:: Stored records ::

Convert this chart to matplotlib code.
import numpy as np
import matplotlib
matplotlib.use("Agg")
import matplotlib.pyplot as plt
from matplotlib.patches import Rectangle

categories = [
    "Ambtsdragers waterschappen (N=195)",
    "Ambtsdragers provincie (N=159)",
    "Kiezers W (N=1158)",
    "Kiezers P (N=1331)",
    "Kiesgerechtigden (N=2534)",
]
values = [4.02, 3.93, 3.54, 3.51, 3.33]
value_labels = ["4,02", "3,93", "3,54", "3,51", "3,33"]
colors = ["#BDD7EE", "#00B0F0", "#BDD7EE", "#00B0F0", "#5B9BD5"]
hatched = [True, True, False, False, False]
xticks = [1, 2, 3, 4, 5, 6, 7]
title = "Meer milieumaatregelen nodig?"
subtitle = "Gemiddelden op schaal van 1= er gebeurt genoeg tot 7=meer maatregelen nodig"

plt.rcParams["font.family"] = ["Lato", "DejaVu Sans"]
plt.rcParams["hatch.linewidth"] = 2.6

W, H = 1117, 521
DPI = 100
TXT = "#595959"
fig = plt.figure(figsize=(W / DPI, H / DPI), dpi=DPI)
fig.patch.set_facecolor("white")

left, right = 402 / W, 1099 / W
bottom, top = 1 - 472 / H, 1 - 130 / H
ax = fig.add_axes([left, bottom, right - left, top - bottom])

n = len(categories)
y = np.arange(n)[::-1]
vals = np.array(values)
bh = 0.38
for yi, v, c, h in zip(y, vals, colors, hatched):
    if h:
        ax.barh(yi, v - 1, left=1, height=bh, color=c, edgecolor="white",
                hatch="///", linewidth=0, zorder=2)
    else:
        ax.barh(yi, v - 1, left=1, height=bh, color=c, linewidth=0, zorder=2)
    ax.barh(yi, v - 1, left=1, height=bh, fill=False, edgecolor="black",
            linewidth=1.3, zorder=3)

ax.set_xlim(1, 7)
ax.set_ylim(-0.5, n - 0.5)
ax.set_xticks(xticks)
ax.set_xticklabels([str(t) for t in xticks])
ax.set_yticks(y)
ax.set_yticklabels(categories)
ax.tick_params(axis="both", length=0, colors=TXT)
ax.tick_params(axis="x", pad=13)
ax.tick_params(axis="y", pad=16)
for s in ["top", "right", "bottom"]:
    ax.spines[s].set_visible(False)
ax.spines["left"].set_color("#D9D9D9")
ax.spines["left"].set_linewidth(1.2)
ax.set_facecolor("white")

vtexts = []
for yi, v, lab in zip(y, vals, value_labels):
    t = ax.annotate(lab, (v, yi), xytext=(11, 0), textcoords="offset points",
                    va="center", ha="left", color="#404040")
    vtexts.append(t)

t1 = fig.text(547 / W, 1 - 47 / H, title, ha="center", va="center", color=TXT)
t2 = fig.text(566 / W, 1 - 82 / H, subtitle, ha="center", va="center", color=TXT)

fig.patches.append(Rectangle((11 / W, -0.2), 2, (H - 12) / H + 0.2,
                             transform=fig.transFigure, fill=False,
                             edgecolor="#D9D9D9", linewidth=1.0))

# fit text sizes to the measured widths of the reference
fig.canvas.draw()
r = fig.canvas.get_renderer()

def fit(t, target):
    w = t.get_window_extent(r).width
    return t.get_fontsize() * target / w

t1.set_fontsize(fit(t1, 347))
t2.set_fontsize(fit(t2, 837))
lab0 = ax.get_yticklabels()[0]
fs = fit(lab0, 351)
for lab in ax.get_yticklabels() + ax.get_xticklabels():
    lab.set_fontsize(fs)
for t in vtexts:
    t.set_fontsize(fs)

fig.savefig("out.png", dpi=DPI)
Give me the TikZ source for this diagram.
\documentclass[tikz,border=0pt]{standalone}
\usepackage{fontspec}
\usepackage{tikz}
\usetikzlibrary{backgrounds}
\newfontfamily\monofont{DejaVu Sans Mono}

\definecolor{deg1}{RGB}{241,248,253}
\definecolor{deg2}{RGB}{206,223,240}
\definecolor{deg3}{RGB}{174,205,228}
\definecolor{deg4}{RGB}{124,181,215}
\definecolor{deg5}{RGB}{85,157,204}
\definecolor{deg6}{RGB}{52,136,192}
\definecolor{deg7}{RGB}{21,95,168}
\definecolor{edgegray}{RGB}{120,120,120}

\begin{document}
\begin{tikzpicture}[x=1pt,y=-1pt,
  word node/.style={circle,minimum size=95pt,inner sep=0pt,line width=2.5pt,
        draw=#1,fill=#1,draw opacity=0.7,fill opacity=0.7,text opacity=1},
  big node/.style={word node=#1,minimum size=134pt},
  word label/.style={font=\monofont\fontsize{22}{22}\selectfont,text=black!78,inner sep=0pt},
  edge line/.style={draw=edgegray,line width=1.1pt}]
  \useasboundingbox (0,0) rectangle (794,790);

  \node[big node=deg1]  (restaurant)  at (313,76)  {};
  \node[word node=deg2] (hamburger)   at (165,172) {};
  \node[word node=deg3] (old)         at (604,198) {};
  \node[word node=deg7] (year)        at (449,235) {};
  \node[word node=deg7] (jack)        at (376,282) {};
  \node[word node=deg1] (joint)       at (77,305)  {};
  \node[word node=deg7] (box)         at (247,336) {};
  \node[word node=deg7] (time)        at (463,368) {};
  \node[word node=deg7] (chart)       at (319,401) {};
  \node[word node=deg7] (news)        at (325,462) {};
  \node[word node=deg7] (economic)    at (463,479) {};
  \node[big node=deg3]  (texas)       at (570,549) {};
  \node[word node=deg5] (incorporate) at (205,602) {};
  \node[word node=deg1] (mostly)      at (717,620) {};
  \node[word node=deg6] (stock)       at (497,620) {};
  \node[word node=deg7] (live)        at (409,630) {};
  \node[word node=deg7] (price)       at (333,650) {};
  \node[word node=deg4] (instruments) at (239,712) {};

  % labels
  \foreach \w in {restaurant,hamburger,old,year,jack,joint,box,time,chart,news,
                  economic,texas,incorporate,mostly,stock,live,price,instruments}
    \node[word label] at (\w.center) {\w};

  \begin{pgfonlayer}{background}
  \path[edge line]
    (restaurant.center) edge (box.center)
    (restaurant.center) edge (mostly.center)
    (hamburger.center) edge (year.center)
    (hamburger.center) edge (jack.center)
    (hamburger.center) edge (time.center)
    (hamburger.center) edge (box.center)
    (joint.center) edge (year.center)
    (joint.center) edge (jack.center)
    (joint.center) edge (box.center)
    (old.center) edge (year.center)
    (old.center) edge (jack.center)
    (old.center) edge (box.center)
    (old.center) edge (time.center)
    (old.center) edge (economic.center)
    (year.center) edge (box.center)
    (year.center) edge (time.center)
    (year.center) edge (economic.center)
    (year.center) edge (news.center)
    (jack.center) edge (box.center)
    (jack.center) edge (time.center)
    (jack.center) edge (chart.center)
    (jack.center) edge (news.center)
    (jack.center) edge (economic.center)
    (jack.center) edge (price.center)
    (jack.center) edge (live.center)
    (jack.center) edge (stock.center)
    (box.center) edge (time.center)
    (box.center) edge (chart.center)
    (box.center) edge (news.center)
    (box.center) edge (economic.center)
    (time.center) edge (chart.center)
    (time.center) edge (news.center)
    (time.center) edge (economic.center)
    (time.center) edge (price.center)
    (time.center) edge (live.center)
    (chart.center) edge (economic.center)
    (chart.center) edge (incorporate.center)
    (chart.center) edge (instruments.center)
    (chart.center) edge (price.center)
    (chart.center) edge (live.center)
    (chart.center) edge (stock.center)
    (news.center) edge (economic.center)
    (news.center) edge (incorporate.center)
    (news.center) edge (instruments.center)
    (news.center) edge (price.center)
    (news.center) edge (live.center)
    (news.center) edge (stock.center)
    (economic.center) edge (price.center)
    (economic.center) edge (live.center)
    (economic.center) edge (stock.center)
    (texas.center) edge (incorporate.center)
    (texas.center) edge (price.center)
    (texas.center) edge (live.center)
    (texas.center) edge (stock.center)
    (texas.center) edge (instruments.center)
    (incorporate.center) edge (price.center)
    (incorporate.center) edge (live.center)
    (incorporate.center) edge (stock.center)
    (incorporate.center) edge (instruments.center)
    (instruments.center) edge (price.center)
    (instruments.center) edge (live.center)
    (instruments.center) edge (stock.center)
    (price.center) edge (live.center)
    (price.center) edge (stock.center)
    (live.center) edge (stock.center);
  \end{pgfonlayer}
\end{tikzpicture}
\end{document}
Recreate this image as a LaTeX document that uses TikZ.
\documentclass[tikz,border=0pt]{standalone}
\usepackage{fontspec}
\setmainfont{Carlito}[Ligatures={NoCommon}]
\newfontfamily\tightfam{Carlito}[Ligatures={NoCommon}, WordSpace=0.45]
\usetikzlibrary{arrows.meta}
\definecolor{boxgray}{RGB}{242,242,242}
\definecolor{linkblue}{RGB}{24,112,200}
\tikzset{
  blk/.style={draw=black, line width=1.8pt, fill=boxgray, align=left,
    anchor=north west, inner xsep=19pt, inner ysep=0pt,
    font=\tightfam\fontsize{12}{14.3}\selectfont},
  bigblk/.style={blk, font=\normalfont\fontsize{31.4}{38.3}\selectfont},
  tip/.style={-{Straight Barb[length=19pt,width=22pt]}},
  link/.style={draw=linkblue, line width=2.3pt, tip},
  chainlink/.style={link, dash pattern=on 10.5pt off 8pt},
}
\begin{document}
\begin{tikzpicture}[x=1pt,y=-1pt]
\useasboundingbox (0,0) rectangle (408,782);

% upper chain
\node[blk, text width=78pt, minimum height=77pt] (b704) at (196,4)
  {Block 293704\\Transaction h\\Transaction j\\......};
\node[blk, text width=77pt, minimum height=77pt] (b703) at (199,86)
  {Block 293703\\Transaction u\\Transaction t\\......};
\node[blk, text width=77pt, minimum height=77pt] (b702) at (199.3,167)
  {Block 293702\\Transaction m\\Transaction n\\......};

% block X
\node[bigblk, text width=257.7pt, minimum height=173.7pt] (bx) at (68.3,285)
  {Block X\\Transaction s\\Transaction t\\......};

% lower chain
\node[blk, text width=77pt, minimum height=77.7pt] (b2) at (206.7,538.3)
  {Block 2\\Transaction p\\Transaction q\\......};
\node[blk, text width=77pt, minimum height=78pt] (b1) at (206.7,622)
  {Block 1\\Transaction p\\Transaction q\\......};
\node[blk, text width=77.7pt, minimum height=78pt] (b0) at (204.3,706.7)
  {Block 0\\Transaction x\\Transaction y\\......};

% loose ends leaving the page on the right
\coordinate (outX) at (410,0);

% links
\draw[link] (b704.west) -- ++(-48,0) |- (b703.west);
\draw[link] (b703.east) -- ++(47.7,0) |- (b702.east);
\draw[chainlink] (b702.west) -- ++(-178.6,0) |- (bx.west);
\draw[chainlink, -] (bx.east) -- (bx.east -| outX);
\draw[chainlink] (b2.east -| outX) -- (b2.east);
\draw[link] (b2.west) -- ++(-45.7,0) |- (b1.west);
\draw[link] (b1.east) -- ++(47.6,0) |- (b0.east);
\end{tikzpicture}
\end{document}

:: Work instructions ::
Starting at the first line of the data above, please restate word for word every line up to and including the one that holds "ax = fig.add_axes([left, bottom, right", and add nothing else.

:: Exercise response ::
Convert this chart to matplotlib code.
import numpy as np
import matplotlib
matplotlib.use("Agg")
import matplotlib.pyplot as plt
from matplotlib.patches import Rectangle

categories = [
    "Ambtsdragers waterschappen (N=195)",
    "Ambtsdragers provincie (N=159)",
    "Kiezers W (N=1158)",
    "Kiezers P (N=1331)",
    "Kiesgerechtigden (N=2534)",
]
values = [4.02, 3.93, 3.54, 3.51, 3.33]
value_labels = ["4,02", "3,93", "3,54", "3,51", "3,33"]
colors = ["#BDD7EE", "#00B0F0", "#BDD7EE", "#00B0F0", "#5B9BD5"]
hatched = [True, True, False, False, False]
xticks = [1, 2, 3, 4, 5, 6, 7]
title = "Meer milieumaatregelen nodig?"
subtitle = "Gemiddelden op schaal van 1= er gebeurt genoeg tot 7=meer maatregelen nodig"

plt.rcParams["font.family"] = ["Lato", "DejaVu Sans"]
plt.rcParams["hatch.linewidth"] = 2.6

W, H = 1117, 521
DPI = 100
TXT = "#595959"
fig = plt.figure(figsize=(W / DPI, H / DPI), dpi=DPI)
fig.patch.set_facecolor("white")

left, right = 402 / W, 1099 / W
bottom, top = 1 - 472 / H, 1 - 130 / H
ax = fig.add_axes([left, bottom, right - left, top - bottom])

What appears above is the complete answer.